Tuesday, November 15, 2016

The outdoors is calling

Tomorrow the outdoors....
I have been working out at the gym so much that I forgot how great it feels to feel the wind in my face and have the cool fall weather dry my sweat as I run. 
Tomorrow, I will bundle up and conquer the dark, cool and quiet morning on my own. 

Wednesday, November 2, 2016

marathon seven done!!



         I am writing 2 weeks post race about my 7th marathon. Seems like forever ago....four days before the race I had driven to NYC to say goodbye to my grandma who had had a stroke the week before and now here I was back in DC trying to complete a race when my heart was not in it. The first 17 miles went just fine, but right around mile 18, after I had made it past the dreaded bridge, I lost steam and started to get very emotional. The guilt of not being with my mom for these very tough day got to me. I also felt so sad for all my aunts and uncles so tightly holding on to hope that my grandma would eventually pull through and she could go back home. She never made it back home. She died a week later on a Thursday. Since then other tragedies have happened, one of the the election of a bigot to the White House. I cannot even get myself to utter his name, less look at him on TV. I have run a few runs since, a few 3 milers, a few 2 and even a 4 miler. 
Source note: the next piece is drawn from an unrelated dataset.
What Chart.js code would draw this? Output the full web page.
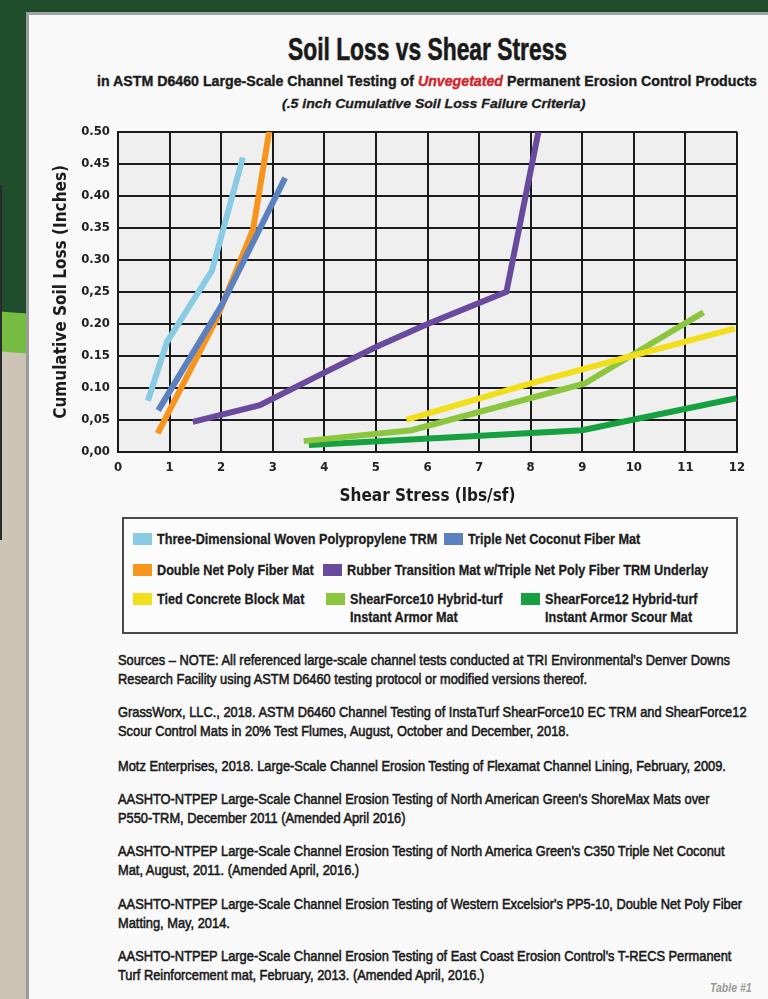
<!DOCTYPE html>
<html>
<head>
<meta charset="utf-8">
<title>Soil Loss vs Shear Stress</title>
<script src="https://cdn.jsdelivr.net/npm/chart.js@4.4.0/dist/chart.umd.min.js"></script>
<style>
    body {
        margin: 0;
        width: 768px;
        height: 999px;
        position: relative;
        overflow: hidden;
        background: #cec4b6;
        font-family: 'Liberation Sans', Arial, sans-serif;
        color: #1c1c1c;
    }
    .bg-dark { position: absolute; left: 0; top: 0; width: 40px; height: 314px; background: #1f4d2b; }
    .bg-light { position: absolute; left: 0; top: 313px; width: 40px; height: 40px; background: #76bc43; transform: skewY(4deg); }
    .bg-top { position: absolute; left: 0; top: 0; width: 768px; height: 14px; background: #1f4d2b; }
    .bg-line { position: absolute; left: 0; top: 185px; width: 2px; height: 355px; background: #2a2a2a; }
    .panel {
        position: absolute; left: 26px; top: 12px; width: 760px; height: 1000px;
        background: #f9f9f9;
        border-left: 3px solid #9b9b9b;
        border-top: 3px solid #a4a4a4;
    }
    .fit { position: absolute; white-space: nowrap; transform-origin: 0 0; }
    #title { left: 288px; top: 33px; font-size: 31px; line-height: 34px; font-weight: bold; color: #1a1a1a; -webkit-text-stroke: 0.6px #1a1a1a; }
    #subtitle { left: 97px; top: 72px; font-size: 15.5px; line-height: 18px; font-weight: bold; -webkit-text-stroke: 0.4px #1c1c1c; }
    #subtitle em { color: #d2232a; -webkit-text-stroke: 0.4px #d2232a; }
    #criteria { left: 282px; top: 96px; font-size: 13px; line-height: 16px; font-weight: bold; font-style: italic; -webkit-text-stroke: 0.3px #1c1c1c; }
    #chartBox { position: absolute; left: 40px; top: 116px; width: 715px; height: 396px; }
    #legend {
        position: absolute; left: 122px; top: 517px; width: 612px; height: 113px;
        border: 2px solid #4a4a4a; background: #fcfcfc;
    }
    .item { position: absolute; white-space: nowrap; }
    .item-text { display: inline-block; font-weight: bold; font-size: 14.5px; line-height: 18px; transform-origin: 0 0; -webkit-text-stroke: 0.3px #1c1c1c; }
    .swatch { position: absolute; left: -24px; top: 3px; width: 19px; height: 12px; }
    .src { left: 118px; font-size: 14px; line-height: 19px; color: #1a1a1a; -webkit-text-stroke: 0.55px #1a1a1a; }
    #tableNo { left: 710px; top: 981px; font-size: 12px; line-height: 14px; font-style: italic; font-weight: bold; color: #9a9a9a; }
</style>
</head>
<body>
<div class="bg-top"></div>
<div class="bg-dark"></div>
<div class="bg-light"></div>
<div class="bg-line"></div>
<div class="panel"></div>

<div id="title" class="fit">Soil Loss vs Shear Stress</div>
<div id="subtitle" class="fit">in ASTM D6460 Large-Scale Channel Testing of <em>Unvegetated</em> Permanent Erosion Control Products</div>
<div id="criteria" class="fit">(.5 inch Cumulative Soil Loss Failure Criteria)</div>

<div id="chartBox"><canvas id="soilChart"></canvas></div>

<div id="legend"></div>

<div id="src1" class="fit src" style="top:651px">Sources – NOTE: All referenced large-scale channel tests conducted at TRI Environmental's Denver Downs<br>Research Facility using ASTM D6460 testing protocol or modified versions thereof.</div>
<div class="fit src" style="top:703px">GrassWorx, LLC., 2018. ASTM D6460 Channel Testing of InstaTurf ShearForce10 EC TRM and ShearForce12<br>Scour Control Mats in 20% Test Flumes, August, October and December, 2018.</div>
<div class="fit src" style="top:757px">Motz Enterprises, 2018. Large-Scale Channel Erosion Testing of Flexamat Channel Lining, February, 2009.</div>
<div class="fit src" style="top:790px">AASHTO-NTPEP Large-Scale Channel Erosion Testing of North American Green's ShoreMax Mats over<br>P550-TRM, December 2011 (Amended April 2016)</div>
<div class="fit src" style="top:842px">AASHTO-NTPEP Large-Scale Channel Erosion Testing of North America Green's C350 Triple Net Coconut<br>Mat, August, 2011. (Amended April, 2016.)</div>
<div class="fit src" style="top:895px">AASHTO-NTPEP Large-Scale Channel Erosion Testing of Western Excelsior's PP5-10, Double Net Poly Fiber<br>Matting, May, 2014.</div>
<div class="fit src" style="top:947px">AASHTO-NTPEP Large-Scale Channel Erosion Testing of East Coast Erosion Control's T-RECS Permanent<br>Turf Reinforcement mat, February, 2013. (Amended April, 2016.)</div>
<div id="tableNo" class="fit">Table #1</div>

<script>
// Series names (legend order)
const seriesNames = [
    'Three-Dimensional Woven Polypropylene TRM',
    'Triple Net Coconut Fiber Mat',
    'Double Net Poly Fiber Mat',
    'Rubber Transition Mat w/Triple Net Poly Fiber TRM Underlay',
    'Tied Concrete Block Mat',
    'ShearForce10 Hybrid-turf Instant Armor Mat',
    'ShearForce12 Hybrid-turf Instant Armor Scour Mat'
];
const seriesColors = ['#88cbe3', '#5a80bf', '#f7941d', '#6a4a9c', '#f1df1c', '#8cc63f', '#17a03f'];

// Shear stress (lbs/sf) and cumulative soil loss (inches)
const wovenStress = [0.58, 0.95, 1.82, 2.42];
const wovenLoss = [0.08, 0.172, 0.283, 0.46];

const coconutStress = [0.78, 2.0, 3.24];
const coconutLoss = [0.065, 0.228, 0.428];

const doubleNetStress = [0.77, 1.9, 2.62, 2.93];
const doubleNetLoss = [0.029, 0.206, 0.348, 0.50];

const rubberStress = [1.45, 2.75, 4.0, 5.0, 6.0, 7.53, 8.15];
const rubberLoss = [0.047, 0.073, 0.124, 0.164, 0.20, 0.25, 0.50];

const blockStress = [5.59, 8.0, 10.0, 11.96];
const blockLoss = [0.05, 0.107, 0.151, 0.193];

const sf10Stress = [3.6, 5.69, 9.05, 10.0, 11.35];
const sf10Loss = [0.017, 0.034, 0.107, 0.153, 0.218];

const sf12Stress = [3.7, 9.0, 11.99];
const sf12Loss = [0.011, 0.034, 0.084];

// Axis tick labels (as printed, mixed decimal marks)
const xTickLabels = ['0', '1', '2', '3', '4', '5', '6', '7', '8', '9', '10', '11', '12'];
const yTickLabels = ['0,00', '0,05', '0.10', '0.15', '0.20', '0,25', '0.30', '0.35', '0.40', '0.45', '0.50'];

const stressSets = [wovenStress, coconutStress, doubleNetStress, rubberStress, blockStress, sf10Stress, sf12Stress];
const lossSets = [wovenLoss, coconutLoss, doubleNetLoss, rubberLoss, blockLoss, sf10Loss, sf12Loss];

Chart.defaults.font.family = "'DejaVu Sans Condensed', 'Liberation Sans', sans-serif";

// Light grey fill behind the grid
const plotBackground = {
    id: 'plotBackground',
    beforeDraw(chart) {
        const { ctx, chartArea } = chart;
        ctx.save();
        ctx.fillStyle = '#efefef';
        ctx.fillRect(chartArea.left, chartArea.top, chartArea.right - chartArea.left, chartArea.bottom - chartArea.top);
        ctx.restore();
    }
};

const datasets = seriesNames.map((name, i) => ({
    label: name,
    data: stressSets[i].map((x, j) => ({ x: x, y: lossSets[i][j] })),
    borderColor: seriesColors[i],
    backgroundColor: seriesColors[i],
    borderWidth: 6,
    pointRadius: 0,
    tension: 0,
    borderCapStyle: 'butt'
}));

new Chart(document.getElementById('soilChart'), {
    type: 'line',
    data: { datasets: datasets },
    options: {
        responsive: true,
        maintainAspectRatio: false,
        animation: false,
        layout: { padding: { top: 3, right: 18 } },
        plugins: {
            legend: { display: false },
            tooltip: { enabled: false }
        },
        scales: {
            x: {
                type: 'linear',
                min: 0,
                max: 12,
                ticks: {
                    stepSize: 1,
                    padding: 8,
                    color: '#222',
                    font: { size: 13, weight: 'bold' },
                    callback: (value) => xTickLabels[value]
                },
                grid: { color: '#1b1b1b', lineWidth: 2, drawTicks: false },
                border: { color: '#1b1b1b', width: 2 },
                title: {
                    display: true,
                    text: 'Shear Stress (lbs/sf)',
                    color: '#1c1c1c',
                    font: { size: 17, weight: 'bold' },
                    padding: { top: 0, bottom: 5 }
                },
                afterFit: (scale) => { scale.height = 60; }
            },
            y: {
                min: 0,
                max: 0.5,
                ticks: {
                    stepSize: 0.05,
                    padding: 8,
                    color: '#222',
                    font: { size: 13, weight: 'bold' },
                    callback: (value) => yTickLabels[Math.round(value / 0.05)]
                },
                grid: { color: '#1b1b1b', lineWidth: 2, drawTicks: false },
                border: { color: '#1b1b1b', width: 2 },
                title: {
                    display: true,
                    text: 'Cumulative Soil Loss (Inches)',
                    color: '#1c1c1c',
                    font: { size: 17, weight: 'bold' },
                    padding: { top: 11, bottom: 0 }
                },
                afterFit: (scale) => { scale.width = 78; }
            }
        }
    },
    plugins: [plotBackground]
});

// Custom legend laid out like the printed key
const legendSpots = [
    { left: 33, top: 11 },
    { left: 344, top: 11 },
    { left: 33, top: 42 },
    { left: 223, top: 42 },
    { left: 33, top: 71 },
    { left: 226, top: 71 },
    { left: 421, top: 71 }
];
const legendLines = [
    [seriesNames[0]],
    [seriesNames[1]],
    [seriesNames[2]],
    [seriesNames[3]],
    [seriesNames[4]],
    ['ShearForce10 Hybrid-turf', 'Instant Armor Mat'],
    ['ShearForce12 Hybrid-turf', 'Instant Armor Scour Mat']
];
const legendEl = document.getElementById('legend');
const legendTexts = legendSpots.map((spot, i) => {
    const item = document.createElement('div');
    item.className = 'item';
    item.style.left = spot.left + 'px';
    item.style.top = spot.top + 'px';
    item.innerHTML = '<span class="swatch" style="background:' + seriesColors[i] + '"></span>' +
        '<span class="item-text">' + legendLines[i].join('<br>') + '</span>';
    legendEl.appendChild(item);
    return item.querySelector('.item-text');
});

// Squeeze the text horizontally to the condensed widths of the print
function squeeze(el, s) { el.style.transform = 'scaleX(' + s + ')'; }
function fitTo(el, width) { const s = width / el.offsetWidth; squeeze(el, s); return s; }

fitTo(document.getElementById('title'), 279);
fitTo(document.getElementById('subtitle'), 660);
fitTo(document.getElementById('criteria'), 303);
const srcScale = fitTo(document.getElementById('src1'), 612);
document.querySelectorAll('.src').forEach(el => squeeze(el, srcScale));
fitTo(document.getElementById('tableNo'), 42);
const legScale = 280 / legendTexts[0].offsetWidth;
legendTexts.forEach(el => squeeze(el, legScale));
</script>
</body>
</html>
         One good thing that came out of this race was a new friend. During the friend I met another struggling runner, a young man, and helping him realize his first marathon helped me tremendously to keep me focused on other things besides my own problems. Two weeks later I used the bib numbers on the photos to find him online. Happens that he was also looking for me and even wrote about me in his own running blog. Overall, very cool turn of events in light of all the gloomy things going on.